Task brief. Emit the exact text of every line from the line with "Rebuild this diagram" to the line with "(rbend) at (33.18,-8.8);", both ends included. No other output is expected.

— BEGIN Data supplied —

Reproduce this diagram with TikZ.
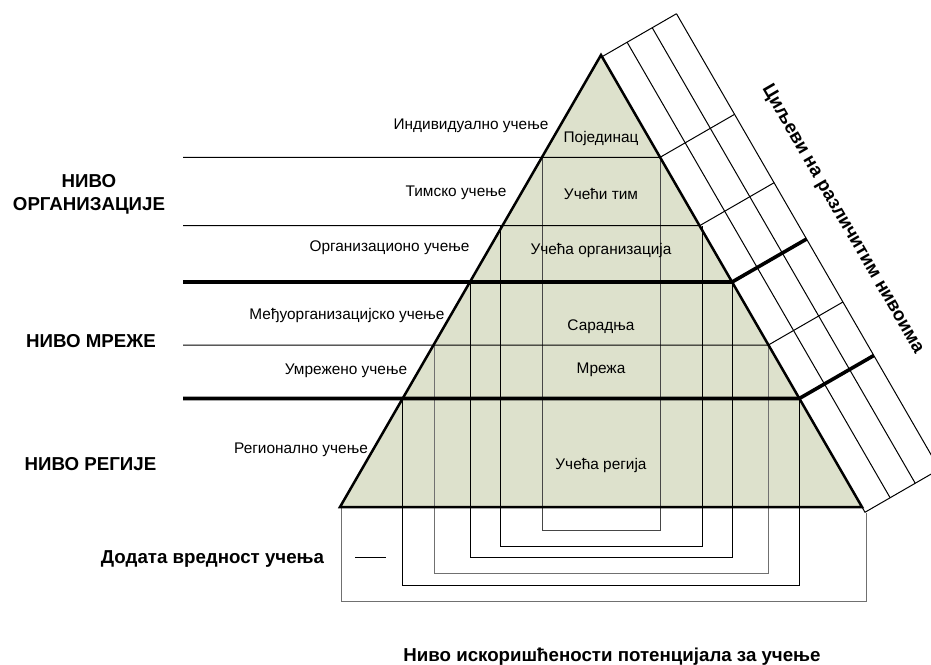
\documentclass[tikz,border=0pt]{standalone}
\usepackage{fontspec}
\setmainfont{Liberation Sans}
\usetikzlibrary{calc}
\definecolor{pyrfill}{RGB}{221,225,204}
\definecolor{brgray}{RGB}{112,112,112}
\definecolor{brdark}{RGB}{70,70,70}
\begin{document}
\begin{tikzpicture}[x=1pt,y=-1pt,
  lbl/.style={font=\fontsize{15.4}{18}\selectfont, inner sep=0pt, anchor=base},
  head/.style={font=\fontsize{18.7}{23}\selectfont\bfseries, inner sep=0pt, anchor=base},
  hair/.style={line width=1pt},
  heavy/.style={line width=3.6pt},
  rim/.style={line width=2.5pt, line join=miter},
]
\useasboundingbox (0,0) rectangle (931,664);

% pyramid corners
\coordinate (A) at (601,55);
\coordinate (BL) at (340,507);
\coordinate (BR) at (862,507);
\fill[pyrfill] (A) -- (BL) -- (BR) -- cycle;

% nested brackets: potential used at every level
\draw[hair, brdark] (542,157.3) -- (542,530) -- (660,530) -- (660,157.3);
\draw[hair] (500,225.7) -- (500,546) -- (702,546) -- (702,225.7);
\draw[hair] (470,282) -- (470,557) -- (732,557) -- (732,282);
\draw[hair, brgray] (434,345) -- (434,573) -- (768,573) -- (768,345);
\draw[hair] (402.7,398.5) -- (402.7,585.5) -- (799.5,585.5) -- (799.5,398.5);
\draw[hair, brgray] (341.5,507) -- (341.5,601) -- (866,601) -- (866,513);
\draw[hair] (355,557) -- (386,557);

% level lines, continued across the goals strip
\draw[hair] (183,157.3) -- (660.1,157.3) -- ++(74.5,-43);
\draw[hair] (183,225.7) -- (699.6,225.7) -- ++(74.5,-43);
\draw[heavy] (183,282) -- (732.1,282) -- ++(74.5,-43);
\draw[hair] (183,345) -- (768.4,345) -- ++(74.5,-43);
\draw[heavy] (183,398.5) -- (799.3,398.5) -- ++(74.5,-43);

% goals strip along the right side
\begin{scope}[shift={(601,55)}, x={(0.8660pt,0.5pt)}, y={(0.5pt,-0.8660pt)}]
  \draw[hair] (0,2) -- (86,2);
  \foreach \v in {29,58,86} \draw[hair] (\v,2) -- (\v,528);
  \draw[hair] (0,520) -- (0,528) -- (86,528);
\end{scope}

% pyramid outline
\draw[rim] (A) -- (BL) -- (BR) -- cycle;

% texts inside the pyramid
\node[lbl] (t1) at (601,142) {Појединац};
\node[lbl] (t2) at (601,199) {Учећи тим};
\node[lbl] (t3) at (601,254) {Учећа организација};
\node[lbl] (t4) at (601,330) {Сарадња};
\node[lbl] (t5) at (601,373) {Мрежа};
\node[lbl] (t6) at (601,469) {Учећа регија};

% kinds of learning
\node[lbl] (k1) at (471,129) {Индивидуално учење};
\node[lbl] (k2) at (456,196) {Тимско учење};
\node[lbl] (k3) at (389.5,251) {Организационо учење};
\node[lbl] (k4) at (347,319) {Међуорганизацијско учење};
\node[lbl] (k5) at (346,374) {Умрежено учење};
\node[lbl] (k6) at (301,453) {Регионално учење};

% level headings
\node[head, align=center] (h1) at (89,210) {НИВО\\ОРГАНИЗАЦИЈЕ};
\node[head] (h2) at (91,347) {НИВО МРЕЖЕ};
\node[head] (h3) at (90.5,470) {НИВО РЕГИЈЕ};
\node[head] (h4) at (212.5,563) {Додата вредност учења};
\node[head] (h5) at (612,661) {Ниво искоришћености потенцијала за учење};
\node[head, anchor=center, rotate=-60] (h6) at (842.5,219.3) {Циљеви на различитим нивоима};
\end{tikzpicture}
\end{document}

— END Data supplied —
— BEGIN Data supplied —

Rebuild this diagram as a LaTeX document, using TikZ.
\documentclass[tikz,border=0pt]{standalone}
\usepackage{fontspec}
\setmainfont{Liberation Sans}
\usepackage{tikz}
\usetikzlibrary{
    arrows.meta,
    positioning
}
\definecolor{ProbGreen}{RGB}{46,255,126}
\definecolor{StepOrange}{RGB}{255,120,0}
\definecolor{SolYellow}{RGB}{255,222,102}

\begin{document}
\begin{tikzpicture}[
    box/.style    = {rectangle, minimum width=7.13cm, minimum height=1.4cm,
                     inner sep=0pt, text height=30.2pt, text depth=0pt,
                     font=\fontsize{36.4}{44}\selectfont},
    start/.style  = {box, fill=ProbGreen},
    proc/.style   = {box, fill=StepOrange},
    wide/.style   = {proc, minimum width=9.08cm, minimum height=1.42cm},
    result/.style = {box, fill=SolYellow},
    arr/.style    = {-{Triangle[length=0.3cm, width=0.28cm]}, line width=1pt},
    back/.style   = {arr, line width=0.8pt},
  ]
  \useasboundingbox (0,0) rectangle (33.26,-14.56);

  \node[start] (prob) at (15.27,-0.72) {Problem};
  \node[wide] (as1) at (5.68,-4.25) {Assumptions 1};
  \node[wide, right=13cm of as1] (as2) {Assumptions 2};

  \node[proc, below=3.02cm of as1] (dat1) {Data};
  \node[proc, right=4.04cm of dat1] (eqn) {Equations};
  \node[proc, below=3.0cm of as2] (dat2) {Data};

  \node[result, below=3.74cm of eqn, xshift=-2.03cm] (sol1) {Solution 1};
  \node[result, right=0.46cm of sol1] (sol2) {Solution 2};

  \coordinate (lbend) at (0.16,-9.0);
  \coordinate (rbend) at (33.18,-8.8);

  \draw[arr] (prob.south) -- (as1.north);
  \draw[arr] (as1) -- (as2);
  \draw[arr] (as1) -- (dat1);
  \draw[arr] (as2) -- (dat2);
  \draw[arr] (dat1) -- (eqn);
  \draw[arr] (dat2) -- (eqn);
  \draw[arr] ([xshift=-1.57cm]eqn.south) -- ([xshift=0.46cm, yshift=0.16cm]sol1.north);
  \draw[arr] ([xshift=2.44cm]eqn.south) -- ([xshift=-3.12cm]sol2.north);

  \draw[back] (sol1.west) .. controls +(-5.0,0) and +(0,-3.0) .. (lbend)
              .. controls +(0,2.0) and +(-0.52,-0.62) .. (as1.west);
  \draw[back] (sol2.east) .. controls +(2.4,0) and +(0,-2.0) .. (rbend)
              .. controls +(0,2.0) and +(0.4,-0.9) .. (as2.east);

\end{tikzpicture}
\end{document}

— END Data supplied —

Solved exercise.
Rebuild this diagram as a LaTeX document, using TikZ.
\documentclass[tikz,border=0pt]{standalone}
\usepackage{fontspec}
\setmainfont{Liberation Sans}
\usepackage{tikz}
\usetikzlibrary{
    arrows.meta,
    positioning
}
\definecolor{ProbGreen}{RGB}{46,255,126}
\definecolor{StepOrange}{RGB}{255,120,0}
\definecolor{SolYellow}{RGB}{255,222,102}

\begin{document}
\begin{tikzpicture}[
    box/.style    = {rectangle, minimum width=7.13cm, minimum height=1.4cm,
                     inner sep=0pt, text height=30.2pt, text depth=0pt,
                     font=\fontsize{36.4}{44}\selectfont},
    start/.style  = {box, fill=ProbGreen},
    proc/.style   = {box, fill=StepOrange},
    wide/.style   = {proc, minimum width=9.08cm, minimum height=1.42cm},
    result/.style = {box, fill=SolYellow},
    arr/.style    = {-{Triangle[length=0.3cm, width=0.28cm]}, line width=1pt},
    back/.style   = {arr, line width=0.8pt},
  ]
  \useasboundingbox (0,0) rectangle (33.26,-14.56);

  \node[start] (prob) at (15.27,-0.72) {Problem};
  \node[wide] (as1) at (5.68,-4.25) {Assumptions 1};
  \node[wide, right=13cm of as1] (as2) {Assumptions 2};

  \node[proc, below=3.02cm of as1] (dat1) {Data};
  \node[proc, right=4.04cm of dat1] (eqn) {Equations};
  \node[proc, below=3.0cm of as2] (dat2) {Data};

  \node[result, below=3.74cm of eqn, xshift=-2.03cm] (sol1) {Solution 1};
  \node[result, right=0.46cm of sol1] (sol2) {Solution 2};

  \coordinate (lbend) at (0.16,-9.0);
  \coordinate (rbend) at (33.18,-8.8);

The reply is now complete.